MPW has risks but this media fascination with Steward seems entirely misplaced. By any metric I can find, Steward is a fairly average tenant. Their EBITDAR coverage of rent is well within the normal range and Steward is quite a large company with 36 hospitals across 10 states.
In my opinion, the thing investors should be watching is the Prime lease expiry in mid-2022. The hospitals are exceptionally profitable so the tenant is unlikely to vacate, but there is a purchase option on the lease in which Prime can rebuy the properties from MPW. If that happens MPW would likely reinvest the proceeds into their pipeline, but there might be a time lag.
Will the growth continue?
MPW has a large pipeline of identified acquisitions measuring in the $1B -$3B range. Cap rates still appear to be around 8% which would make these deals significantly accretive on completion.
The biggest impediment to growth is a stated intent to deleverage. As of the close of 2021, MPW was sitting at 6.4X Debt to EBITDA with a goal range of 5X to 6X.
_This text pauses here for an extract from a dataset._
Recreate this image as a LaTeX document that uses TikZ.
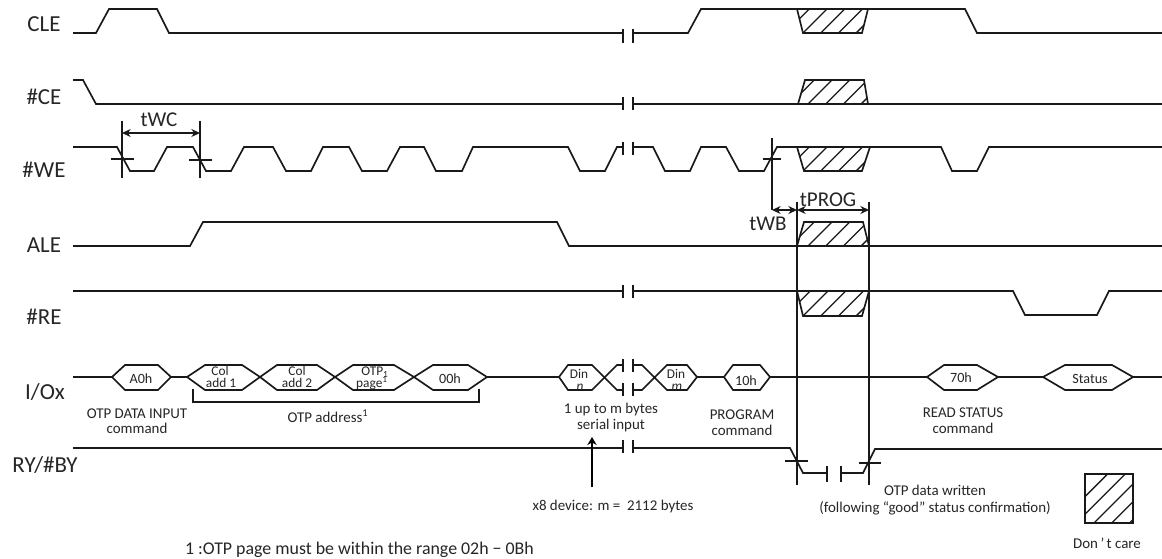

A couple of already announced dispositions will get MPW most of the way to the 6X but also come with a bit of dilution just by means of being dispositions. It is largely the dilution from the dispositions that held Normalized FFO guidance back at $1.81-$1.85. Once these get replaced and overtaken by acquisitions, I anticipate growth resuming.
MPW is mostly focusing on U.S. acquisitions in 2022 and these will likely have higher equity component to reduce leverage. Using these concepts we can do some back-of-the-napkin math to get a sense for what the pipeline will bring.
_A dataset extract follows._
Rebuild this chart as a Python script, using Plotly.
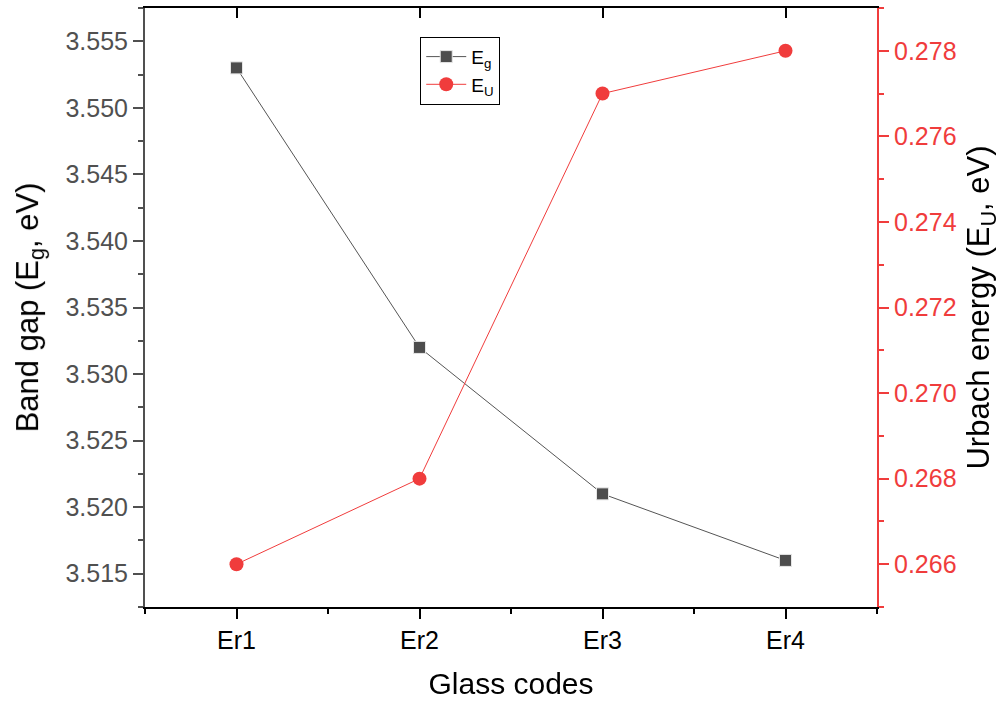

At today’s low market price MPW’s cost of equity is about 9% with a cost of debt of about 3.1%.
Assuming a 60/40 split of equity/debt, that would be a weighted average cost of capital (WACC) of about 6.7%
That gives a 130 basis point spread to acquisitions assuming an 8% cap rate.
130 basis point spread on a $2B acquisition pipeline approximates to incremental FFO of $26 million, or about 4 cents per share.
That is a bit slower growth than we are used to with MPW as a result of the deleveraging and the higher cost of equity due to the low share price. Once leverage gets into the target range, MPW will be able to use a bit higher percentage of leverage on acquisitions and restore spreads to the formerly higher level.
Valuation
MPW is trading at just over 11X normalized FFO compared to the healthcare REIT median at 15.6X. I see the discount as unwarranted given that hospitals are generally in better shape than the senior housing and skilled nursing that makes up much of the sector. As such, I think MPW should trade at a multiple closer to the sector average.
This implies a fair value of around $28 per share.
Wrapping it up
While MPW has some risk inherent to its business model, the freshly elevated level of fear seems unwarranted. The lower share price does slow growth slightly by making equity issuance less accretive, but a low share price has never been a reason to not invest in a stock. Last I checked, the proper logic was buy low, sell high.